━━━ DATA SEGMENT
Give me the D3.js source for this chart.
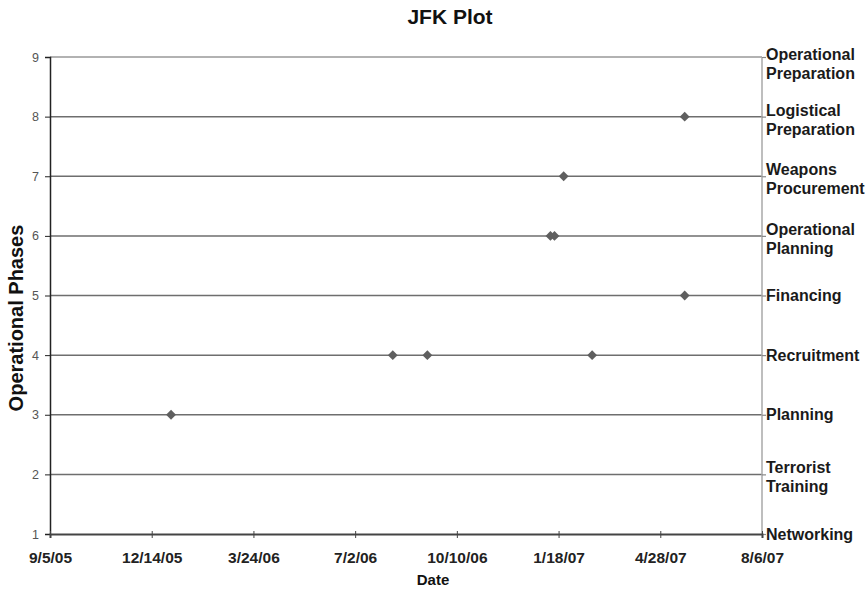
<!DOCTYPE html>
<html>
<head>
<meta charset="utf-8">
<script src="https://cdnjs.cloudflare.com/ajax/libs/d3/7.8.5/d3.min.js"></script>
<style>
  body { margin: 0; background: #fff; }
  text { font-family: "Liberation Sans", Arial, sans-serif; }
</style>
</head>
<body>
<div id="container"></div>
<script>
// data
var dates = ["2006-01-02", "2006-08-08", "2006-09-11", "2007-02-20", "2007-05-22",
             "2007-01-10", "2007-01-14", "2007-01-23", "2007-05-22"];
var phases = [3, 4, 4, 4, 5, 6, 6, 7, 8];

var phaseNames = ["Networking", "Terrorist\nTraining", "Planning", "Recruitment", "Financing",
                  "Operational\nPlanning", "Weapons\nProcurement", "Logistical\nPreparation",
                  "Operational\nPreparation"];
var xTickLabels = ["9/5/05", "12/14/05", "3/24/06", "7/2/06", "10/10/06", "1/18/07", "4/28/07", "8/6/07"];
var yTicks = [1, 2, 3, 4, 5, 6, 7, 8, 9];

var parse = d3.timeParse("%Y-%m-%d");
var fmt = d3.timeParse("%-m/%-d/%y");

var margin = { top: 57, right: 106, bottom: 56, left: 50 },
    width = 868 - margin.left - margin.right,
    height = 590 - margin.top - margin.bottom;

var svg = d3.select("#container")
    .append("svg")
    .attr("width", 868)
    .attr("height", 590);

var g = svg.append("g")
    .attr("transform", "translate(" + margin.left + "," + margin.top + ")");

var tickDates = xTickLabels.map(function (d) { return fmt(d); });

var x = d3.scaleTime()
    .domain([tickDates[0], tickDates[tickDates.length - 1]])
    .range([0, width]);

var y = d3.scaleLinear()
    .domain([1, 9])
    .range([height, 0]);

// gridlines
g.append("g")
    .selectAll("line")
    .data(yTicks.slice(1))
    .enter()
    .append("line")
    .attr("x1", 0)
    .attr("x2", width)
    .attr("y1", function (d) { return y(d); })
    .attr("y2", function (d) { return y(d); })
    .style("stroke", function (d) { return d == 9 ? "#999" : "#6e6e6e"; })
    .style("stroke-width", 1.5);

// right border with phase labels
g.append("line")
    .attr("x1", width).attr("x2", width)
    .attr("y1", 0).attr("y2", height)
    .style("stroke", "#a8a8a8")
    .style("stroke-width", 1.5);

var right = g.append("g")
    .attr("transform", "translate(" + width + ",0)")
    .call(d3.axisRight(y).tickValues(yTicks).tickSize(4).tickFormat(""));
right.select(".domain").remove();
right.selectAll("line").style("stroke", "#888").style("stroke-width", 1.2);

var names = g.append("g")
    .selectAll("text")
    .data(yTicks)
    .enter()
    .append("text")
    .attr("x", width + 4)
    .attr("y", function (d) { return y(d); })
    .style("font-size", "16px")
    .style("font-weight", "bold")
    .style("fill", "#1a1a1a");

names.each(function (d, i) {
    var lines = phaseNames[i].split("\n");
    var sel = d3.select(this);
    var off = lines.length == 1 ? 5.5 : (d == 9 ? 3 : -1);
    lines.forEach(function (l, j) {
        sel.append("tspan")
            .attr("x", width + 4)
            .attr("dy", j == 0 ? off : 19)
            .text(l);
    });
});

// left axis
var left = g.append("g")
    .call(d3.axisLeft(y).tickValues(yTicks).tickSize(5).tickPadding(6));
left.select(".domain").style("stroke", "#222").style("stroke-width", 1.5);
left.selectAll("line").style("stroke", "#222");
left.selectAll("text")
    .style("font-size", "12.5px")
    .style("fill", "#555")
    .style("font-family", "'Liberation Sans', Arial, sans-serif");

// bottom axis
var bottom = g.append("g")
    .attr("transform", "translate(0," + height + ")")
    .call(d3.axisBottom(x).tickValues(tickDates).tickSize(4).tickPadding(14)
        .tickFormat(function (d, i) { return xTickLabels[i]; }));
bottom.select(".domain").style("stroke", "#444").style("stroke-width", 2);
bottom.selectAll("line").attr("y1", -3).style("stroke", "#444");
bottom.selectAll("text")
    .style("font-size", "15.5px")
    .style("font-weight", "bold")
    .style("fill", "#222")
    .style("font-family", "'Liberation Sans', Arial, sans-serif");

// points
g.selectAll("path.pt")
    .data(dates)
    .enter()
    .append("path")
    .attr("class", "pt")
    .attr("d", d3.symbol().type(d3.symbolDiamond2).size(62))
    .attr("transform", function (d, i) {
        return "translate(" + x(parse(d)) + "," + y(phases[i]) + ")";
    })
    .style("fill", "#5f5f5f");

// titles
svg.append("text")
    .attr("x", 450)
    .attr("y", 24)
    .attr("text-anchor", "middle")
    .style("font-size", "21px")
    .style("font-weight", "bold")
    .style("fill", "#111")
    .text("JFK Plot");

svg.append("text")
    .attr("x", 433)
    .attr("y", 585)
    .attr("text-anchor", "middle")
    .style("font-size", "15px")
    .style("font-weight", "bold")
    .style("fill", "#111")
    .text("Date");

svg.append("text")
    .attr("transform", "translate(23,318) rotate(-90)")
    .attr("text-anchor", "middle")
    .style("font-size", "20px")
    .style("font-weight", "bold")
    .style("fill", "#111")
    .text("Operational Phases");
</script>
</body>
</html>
━━━━━━
TASK TO COMPLETE: Set every line down exactly as written, leaving each picture out.

EXERCISE RESPONSE:
Give me the D3.js source for this chart.
<!DOCTYPE html>
<html>
<head>
<meta charset="utf-8">
<script src="https://cdnjs.cloudflare.com/ajax/libs/d3/7.8.5/d3.min.js"></script>
<style>
  body { margin: 0; background: #fff; }
  text { font-family: "Liberation Sans", Arial, sans-serif; }
</style>
</head>
<body>
<div id="container"></div>
<script>
// data
var dates = ["2006-01-02", "2006-08-08", "2006-09-11", "2007-02-20", "2007-05-22",
             "2007-01-10", "2007-01-14", "2007-01-23", "2007-05-22"];
var phases = [3, 4, 4, 4, 5, 6, 6, 7, 8];

var phaseNames = ["Networking", "Terrorist\nTraining", "Planning", "Recruitment", "Financing",
                  "Operational\nPlanning", "Weapons\nProcurement", "Logistical\nPreparation",
                  "Operational\nPreparation"];
var xTickLabels = ["9/5/05", "12/14/05", "3/24/06", "7/2/06", "10/10/06", "1/18/07", "4/28/07", "8/6/07"];
var yTicks = [1, 2, 3, 4, 5, 6, 7, 8, 9];

var parse = d3.timeParse("%Y-%m-%d");
var fmt = d3.timeParse("%-m/%-d/%y");

var margin = { top: 57, right: 106, bottom: 56, left: 50 },
    width = 868 - margin.left - margin.right,
    height = 590 - margin.top - margin.bottom;

var svg = d3.select("#container")
    .append("svg")
    .attr("width", 868)
    .attr("height", 590);

var g = svg.append("g")
    .attr("transform", "translate(" + margin.left + "," + margin.top + ")");

var tickDates = xTickLabels.map(function (d) { return fmt(d); });

var x = d3.scaleTime()
    .domain([tickDates[0], tickDates[tickDates.length - 1]])
    .range([0, width]);

var y = d3.scaleLinear()
    .domain([1, 9])
    .range([height, 0]);

// gridlines
g.append("g")
    .selectAll("line")
    .data(yTicks.slice(1))
    .enter()
    .append("line")
    .attr("x1", 0)
    .attr("x2", width)
    .attr("y1", function (d) { return y(d); })
    .attr("y2", function (d) { return y(d); })
    .style("stroke", function (d) { return d == 9 ? "#999" : "#6e6e6e"; })
    .style("stroke-width", 1.5);

// right border with phase labels
g.append("line")
    .attr("x1", width).attr("x2", width)
    .attr("y1", 0).attr("y2", height)
    .style("stroke", "#a8a8a8")
    .style("stroke-width", 1.5);

var right = g.append("g")
    .attr("transform", "translate(" + width + ",0)")
    .call(d3.axisRight(y).tickValues(yTicks).tickSize(4).tickFormat(""));
right.select(".domain").remove();
right.selectAll("line").style("stroke", "#888").style("stroke-width", 1.2);

var names = g.append("g")
    .selectAll("text")
    .data(yTicks)
    .enter()
    .append("text")
    .attr("x", width + 4)
    .attr("y", function (d) { return y(d); })
    .style("font-size", "16px")
    .style("font-weight", "bold")
    .style("fill", "#1a1a1a");

names.each(function (d, i) {
    var lines = phaseNames[i].split("\n");
    var sel = d3.select(this);
    var off = lines.length == 1 ? 5.5 : (d == 9 ? 3 : -1);
    lines.forEach(function (l, j) {
        sel.append("tspan")
            .attr("x", width + 4)
            .attr("dy", j == 0 ? off : 19)
            .text(l);
    });
});

// left axis
var left = g.append("g")
    .call(d3.axisLeft(y).tickValues(yTicks).tickSize(5).tickPadding(6));
left.select(".domain").style("stroke", "#222").style("stroke-width", 1.5);
left.selectAll("line").style("stroke", "#222");
left.selectAll("text")
    .style("font-size", "12.5px")
    .style("fill", "#555")
    .style("font-family", "'Liberation Sans', Arial, sans-serif");

// bottom axis
var bottom = g.append("g")
    .attr("transform", "translate(0," + height + ")")
    .call(d3.axisBottom(x).tickValues(tickDates).tickSize(4).tickPadding(14)
        .tickFormat(function (d, i) { return xTickLabels[i]; }));
bottom.select(".domain").style("stroke", "#444").style("stroke-width", 2);
bottom.selectAll("line").attr("y1", -3).style("stroke", "#444");
bottom.selectAll("text")
    .style("font-size", "15.5px")
    .style("font-weight", "bold")
    .style("fill", "#222")
    .style("font-family", "'Liberation Sans', Arial, sans-serif");

// points
g.selectAll("path.pt")
    .data(dates)
    .enter()
    .append("path")
    .attr("class", "pt")
    .attr("d", d3.symbol().type(d3.symbolDiamond2).size(62))
    .attr("transform", function (d, i) {
        return "translate(" + x(parse(d)) + "," + y(phases[i]) + ")";
    })
    .style("fill", "#5f5f5f");

// titles
svg.append("text")
    .attr("x", 450)
    .attr("y", 24)
    .attr("text-anchor", "middle")
    .style("font-size", "21px")
    .style("font-weight", "bold")
    .style("fill", "#111")
    .text("JFK Plot");

svg.append("text")
    .attr("x", 433)
    .attr("y", 585)
    .attr("text-anchor", "middle")
    .style("font-size", "15px")
    .style("font-weight", "bold")
    .style("fill", "#111")
    .text("Date");

svg.append("text")
    .attr("transform", "translate(23,318) rotate(-90)")
    .attr("text-anchor", "middle")
    .style("font-size", "20px")
    .style("font-weight", "bold")
    .style("fill", "#111")
    .text("Operational Phases");
</script>
</body>
</html>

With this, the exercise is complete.